Oliver is very driven and sometimes hilarious, with much to say about his craft. He sits very comfortably in his Carrollton studio wearing a tank top and sweatpants. He is very upset to see the Ravens losing to the Browns and occasionally glances at it being broadcast on a laptop in disgust.

“This new culture where it’s the underground culture,” Oliver says. “They’re not really getting radio plays but they’re packing out venues.” He has toured nationally with T. Mills. Blackbear would be another example. Oliver went to House of Blues last month to see him perform and was asked to fill one of the opening slots. He jumped at the chance and received an enthusiastic response from the crowd.

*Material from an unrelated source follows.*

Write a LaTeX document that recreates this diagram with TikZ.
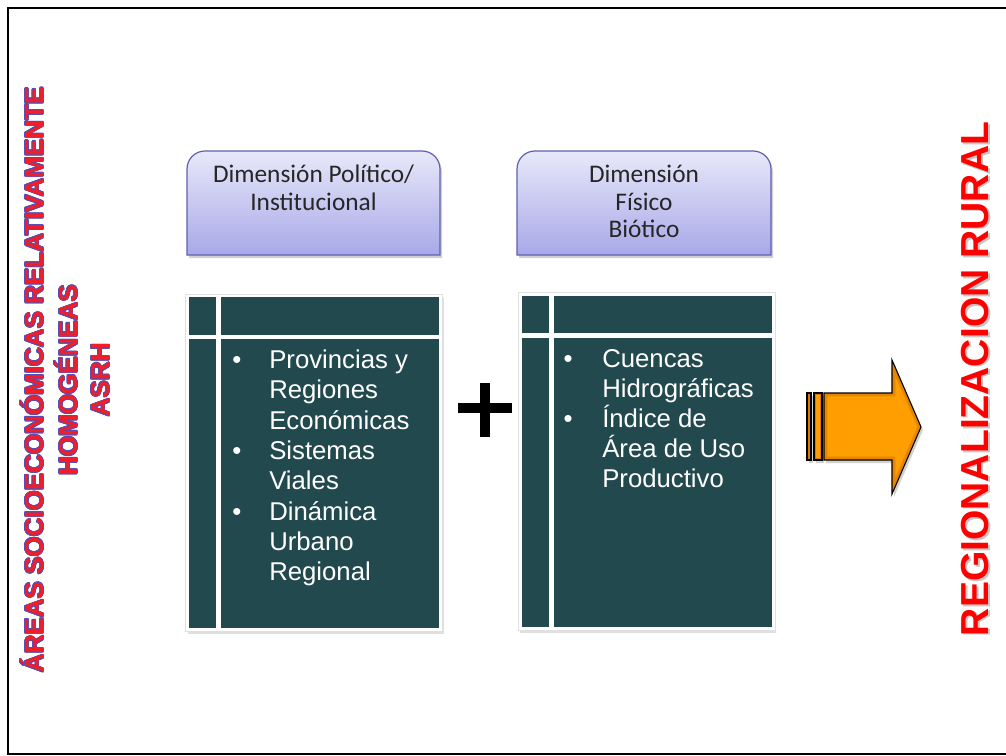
\documentclass[tikz,border=0pt]{standalone}
\usepackage{fontspec}
\setmainfont{Liberation Sans}
\newfontfamily\hdrfont{Carlito}
\usepackage[copies]{contour}
\contourlength{0.55pt}
\contournumber{16}

\definecolor{cellTeal}{RGB}{34,74,78}
\definecolor{hdrTop}{RGB}{232,232,250}
\definecolor{hdrBot}{RGB}{168,168,232}
\definecolor{hdrLine}{RGB}{96,96,176}
\definecolor{arrOrange}{RGB}{255,158,0}
\definecolor{arrDark}{RGB}{190,100,0}
\definecolor{titleRed}{RGB}{240,30,40}
\definecolor{titleBlue}{RGB}{90,76,176}
\definecolor{sideRed}{RGB}{255,0,0}

\tikzset{
  frameline/.style={line width=1.5pt, black},
  hdrshape/.style={top color=hdrTop, bottom color=hdrBot, draw=hdrLine, line width=0.9pt},
  hdrshadow/.style={fill=black, opacity=0.18},
  hdrtxt/.style={font=\hdrfont\fontsize{19pt}{20pt}\selectfont, text=black!85, inner sep=0pt, anchor=base},
  cellbox/.style={fill=cellTeal},
  tblframe/.style={fill=white, draw=black!12, line width=0.4pt},
  tblshadow/.style={fill=black, opacity=0.12},
  bodytxt/.style={font=\fontsize{19.3pt}{22pt}\selectfont, text=white, inner sep=0pt},
  plusbar/.style={line width=7.5pt, black},
  sidetxt/.style={font=\bfseries\fontsize{19.5pt}{22pt}\selectfont, inner sep=0pt, anchor=base, rotate=90},
  bigtxt/.style={font=\bfseries\fontsize{29.3pt}{32pt}\selectfont, inner sep=0pt, anchor=base, rotate=90},
}

\begin{document}
\begin{tikzpicture}[x=0.75pt, y=-0.75pt]
\useasboundingbox (0,0) rectangle (1006,756);

% outer frame (left, top, bottom)
\draw[frameline] (1006,8) -- (8,8) -- (8,754) -- (1006,754);

% ---- header boxes ----
\foreach \xl/\xr in {187/440, 517/771} {
  \path[hdrshadow] (\xl+2,258) -- (\xl+2,172) to[out=90,in=180] (\xl+20,154)
     -- (\xr-16,154) to[out=0,in=90] (\xr+2,172) -- (\xr+2,258) -- cycle;
  \path[hdrshape] (\xl,255) -- (\xl,169) to[out=90,in=180] (\xl+18,151)
     -- (\xr-18,151) to[out=0,in=90] (\xr,169) -- (\xr,255) -- cycle;
}
\node[hdrtxt] (hA1) at (313.5,183) {Dimensión Político/};
\node[hdrtxt] (hA2) at (313.5,210) {Institucional};
\node[hdrtxt] (hB1) at (644,183) {Dimensión};
\node[hdrtxt] (hB2) at (644,210) {Físico};
\node[hdrtxt] (hB3) at (644,237) {Biótico};

% ---- table 1 ----
\fill[tblshadow] (188,298) rectangle (444,634);
\path[tblframe] (185,294) rectangle (442,631);
\fill[cellbox] (189,297) rectangle (216,335);
\fill[cellbox] (221,297) rectangle (439,335);
\fill[cellbox] (189,339) rectangle (216,628);
\fill[cellbox] (221,339) rectangle (439,628);

\foreach \t [count=\i from 0] in {Provincias y, Regiones, Económicas, Sistemas, Viales, Dinámica, Urbano, Regional}
  \node[bodytxt, anchor=base west] (pa\i) at (269,368.5+30.3*\i) {\t};
\foreach \i in {0,3,5}
  \node[bodytxt, anchor=base] (ba\i) at (237,368.5+30.3*\i) {•};

% ---- table 2 ----
\fill[tblshadow] (520,296) rectangle (776,633);
\path[tblframe] (518,292) rectangle (775,630);
\fill[cellbox] (522,296) rectangle (549,333);
\fill[cellbox] (554,296) rectangle (772,333);
\fill[cellbox] (522,338) rectangle (549,627);
\fill[cellbox] (554,338) rectangle (772,627);

\foreach \t [count=\i from 0] in {Cuencas, Hidrográficas, Índice de, Área de Uso, Productivo}
  \node[bodytxt, anchor=base west] (pb\i) at (602,367+30*\i) {\t};
\foreach \i in {0,2}
  \node[bodytxt, anchor=base] (bb\i) at (568,367+30*\i) {•};

% ---- plus sign ----
\draw[plusbar] (458,408) -- (512,408);
\draw[plusbar] (485,383) -- (485,437);

% ---- striped block arrow ----
\fill[black, opacity=0.18] (809,396) rectangle (813,463);
\fill[black, opacity=0.18] (816,396) rectangle (824,463)
  (826,396) -- (894,396) -- (894,363) -- (923,430) -- (894,497) -- (894,463) -- (826,463) -- cycle;
\foreach \a/\b in {807/811, 814/822} {
  \begin{scope}
    \clip (\a,393) rectangle (\b,460);
    \fill[arrOrange] (\a,393) rectangle (\b,460);
    \draw[arrDark, line width=3pt, opacity=0.6] (\a,393) rectangle (\b,460);
  \end{scope}
  \draw[black, line width=0.8pt] (\a,393) rectangle (\b,460);
}
\begin{scope}
  \clip (824,393) -- (892,393) -- (892,360) -- (921,427) -- (892,494) -- (892,460) -- (824,460) -- cycle;
  \fill[arrOrange] (800,350) rectangle (930,500);
  \draw[arrDark, line width=5pt, opacity=0.4]
    (824,393) -- (892,393) -- (892,360) -- (921,427) -- (892,494) -- (892,460) -- (824,460) -- cycle;
\end{scope}
\draw[black, line width=0.8pt, line join=miter]
  (824,393) -- (892,393) -- (892,360) -- (921,427) -- (892,494) -- (892,460) -- (824,460) -- cycle;

% ---- left vertical title ----
\node[sidetxt, text=titleRed] (sideA) at (43,380) {\contour{titleBlue}{ÁREAS SOCIOECONÓMICAS RELATIVAMENTE}};
\node[sidetxt, text=titleRed] (sideB) at (77,380) {\contour{titleBlue}{HOMOGÉNEAS}};
\node[sidetxt, text=titleRed] (sideC) at (109,380) {\contour{titleBlue}{ASRH}};

% ---- right vertical title ----
\node[bigtxt, text=black!22] (rightS) at (990,380.5) {REGIONALIZACION RURAL};
\node[bigtxt, text=sideRed] (rightT) at (988,379) {REGIONALIZACION RURAL};
\end{tikzpicture}
\end{document}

There are many different avenues for getting your music heard. J. Oliver’s? Production and writing. His new album is called I Am Kanye West because he wants to make it the same way Kanye West did. “I just let them play my beats first,” he smiles. “And once I play people my beats it grabs them and they want more.” People learn about his beats and then they learn he is an artist too. Eventually the right person will agree to be featured on one of his tracks or he’ll be featured on the right person’s track.

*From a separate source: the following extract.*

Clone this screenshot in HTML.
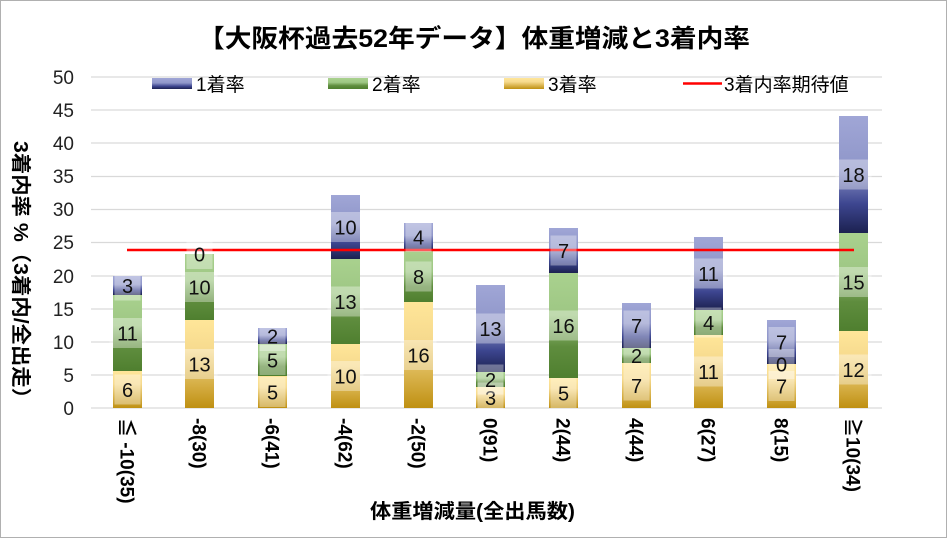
<!DOCTYPE html>
<html><head><meta charset="utf-8"><style>
html,body{margin:0;padding:0;background:#fff}
svg{display:block}
text{font-family:"Liberation Sans","Noto Sans CJK JP",sans-serif}
</style></head><body>
<svg width="949" height="540" xmlns="http://www.w3.org/2000/svg">
<defs>
<linearGradient id="gb" x1="0" y1="0" x2="0" y2="1"><stop offset="0" stop-color="#a0a6d6"/><stop offset="0.45" stop-color="#8f96c9"/><stop offset="0.75" stop-color="#3d4690"/><stop offset="1" stop-color="#1c2150"/></linearGradient>
<linearGradient id="gg" x1="0" y1="0" x2="0" y2="1"><stop offset="0" stop-color="#a9d18e"/><stop offset="0.4" stop-color="#9ec784"/><stop offset="0.7" stop-color="#5f8d3e"/><stop offset="1" stop-color="#4f7f2f"/></linearGradient>
<linearGradient id="gy" x1="0" y1="0" x2="0" y2="1"><stop offset="0" stop-color="#ffe699"/><stop offset="0.35" stop-color="#f6da8e"/><stop offset="1" stop-color="#bf9012"/></linearGradient>
</defs>
<rect x="0.5" y="0.5" width="946" height="537" fill="#fff" stroke="#b0b0b0"/>
<text x="198" y="47" textLength="552" lengthAdjust="spacingAndGlyphs" font-size="25" font-weight="bold">【大阪杯過去52年データ】体重増減と3着内率</text>
<g stroke="#d9d9d9" stroke-width="1.3">
<line x1="91" x2="882" y1="77" y2="77"/><line x1="91" x2="882" y1="110" y2="110"/><line x1="91" x2="882" y1="143" y2="143"/><line x1="91" x2="882" y1="176.5" y2="176.5"/><line x1="91" x2="882" y1="209.5" y2="209.5"/><line x1="91" x2="882" y1="242.5" y2="242.5"/><line x1="91" x2="882" y1="276" y2="276"/><line x1="91" x2="882" y1="309" y2="309"/><line x1="91" x2="882" y1="342" y2="342"/><line x1="91" x2="882" y1="375" y2="375"/><line x1="91" x2="882" y1="408" y2="408"/>
</g>
<g font-size="19" text-anchor="end" fill="#222">
<text x="74" y="84">50</text><text x="74" y="117">45</text><text x="74" y="150">40</text><text x="74" y="183">35</text><text x="74" y="216">30</text><text x="74" y="249">25</text><text x="74" y="283">20</text><text x="74" y="316">15</text><text x="74" y="349">10</text><text x="74" y="382">5</text><text x="74" y="415">0</text>
</g>
<text transform="translate(14,141) rotate(90)" textLength="268" lengthAdjust="spacingAndGlyphs" font-size="20" font-weight="bold">3着内率 %（3着内/全出走）</text>
<rect x="152" y="78" width="40" height="11" fill="url(#gb)"/><text x="196" y="91" font-size="19">1着率</text>
<rect x="328" y="78" width="40" height="11" fill="url(#gg)"/><text x="372" y="91" font-size="19">2着率</text>
<rect x="504" y="78" width="40" height="11" fill="url(#gy)"/><text x="548" y="91" font-size="19">3着率</text>
<line x1="683" x2="722" y1="83.5" y2="83.5" stroke="#f00" stroke-width="2.5"/><text x="724" y="91" font-size="19">3着内率期待値</text>
<g id="bars"></g>
<line x1="127" x2="854" y1="250" y2="250" stroke="#f00" stroke-width="2.5"/>
<g id="labs" font-size="20" text-anchor="middle"></g>
<g id="xl" font-size="19" font-weight="bold"></g>
<text x="370" y="518" textLength="205" lengthAdjust="spacingAndGlyphs" font-size="20" font-weight="bold">体重増減量(全出馬数)</text>
</svg>
<script>
var xs=[113,185,258,331,404,476,549,622,694,767,839];
var d=[[371,295,276,6,11,3],[320,254,254,13,10,0],[376,344,328,5,5,2],[344,259,195,10,13,10],[302,251,223,16,8,4],[387,372,285,3,2,13],[378,273,228,5,16,7],[363,348,303,7,2,7],[335,310,237,11,4,11],[364,364,320,7,0,7],[331,233,116,12,15,18]];
var names=["≦ -10(35)","-8(30)","-6(41)","-4(62)","-2(50)","0(91)","2(44)","4(44)","6(27)","8(15)","≧10(34)"];
var ns="http://www.w3.org/2000/svg",B=document.getElementById("bars"),L=document.getElementById("labs"),X=document.getElementById("xl");
function el(p,t,a,tx){var e=document.createElementNS(ns,t);for(var k in a)e.setAttribute(k,a[k]);if(tx!=null)e.textContent=tx;p.appendChild(e);return e;}
function lab(cx,cy,v){var w=String(v).length>1?36:26;el(L,"rect",{x:cx-w/2,y:cy-15,width:w,height:30,fill:"rgba(255,255,255,0.35)"});el(L,"text",{x:cx,y:cy+7.5,fill:"#111"},v);}
d.forEach(function(r,i){var x=xs[i],w=29,c=x+w/2;
el(B,"rect",{x:x,y:r[0],width:w,height:408-r[0],fill:"url(#gy)"});
if(r[0]>r[1])el(B,"rect",{x:x,y:r[1],width:w,height:r[0]-r[1],fill:"url(#gg)"});
if(r[1]>r[2])el(B,"rect",{x:x,y:r[2],width:w,height:r[1]-r[2],fill:"url(#gb)"});
lab(c,(408+r[0])/2,r[3]);lab(c,(r[0]+r[1])/2,r[4]);lab(c,(r[1]+r[2])/2,r[5]);
el(X,"text",{transform:"translate("+(c-7)+",418) rotate(90)"},names[i]);});
</script>
</body></html>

“There are a lot of artists who aren’t using radio,” Oliver says. Like A$AP Rocky, for instance. He packed out South Side Music Hall last week and performed at ACL. Rocky wanted to meet Oliver after hearing his beats. It was the last show of the tour with Tyler, the Creator and Rocky bought a bunch of water balloons. Tyler stole the balloons out of Rocky’s dressing room but not before a few had already been filled.

Tyler was hit in the head with a water balloon in a backstage hallway and didn’t take it lightly. After a water fight outside the building, the situation escalated when everyone went back inside. “40 water balloons were thrown,” Oliver says. “They had like 10 cans of silly string.” A bucket of ice was thrown; people were throwing whatever water they could get their hands on. This was before Rocky performed. The audience had no idea this was going on. The venue was not happy.


Oliver has worked with Diddy a few times and vividly remembers being cussed out by the mogul at his house in L.A. in 2012: “Unfold your motherfucking arms when I’m talking to you!” J. Oliver wasn’t actually part of the conversation taking place. But Diddy made a fair point about success after getting his attention and then Future called and got cussed out too, so he didn’t feel so bad. He remembers looking at the "ridiculous" view of the ocean from Diddy’s "ridiculous" house. But there was a tension in L.A. he just didn’t care for.

Oliver has also worked with French Montana and Meek Mill. But now he’s excited about a country song he is trying to pitch to Luke Bryan. That’s not a joke. Selena Gomez’s stepfather actually gave it a listen. He struggles to describe it: “It’s a new sound. It’s going to reach the ages of 14- to maybe 30-year-olds.” He says he has turned away a very healthy sum for the track, but wants Bryan to have it. It sounds like a country anthem with a stomping beat crossed with a club banger.

“My A&R’s are like urban A&R’s and they don’t really know any country A&R’s,” he says. “I might have to take a trip to Nashville.” It's real country music, though, and very modern. Oliver sees licensing deals for truck commercials and it doesn’t seem farfetched. He plays basketball with a country music musician who convinced him to give country music a try. He recalls working with country musicians who stepped into his studio and asked him who the producer was.

Oliver sees this country song as his secret weapon. It could be like what Kanye West’s “Power” did for S1. “I have guitarists coming in here all the time,” he says. “The ones who use that spit thing. I don’t even know what that’s called.” (That’s called chewing tobacco.) Indeed, the song is modern country, but it has a stomping hip-hop beat to it that you just don’t hear in the genre. “This is something different,” he says. “Nobody really knows how to mix the two together."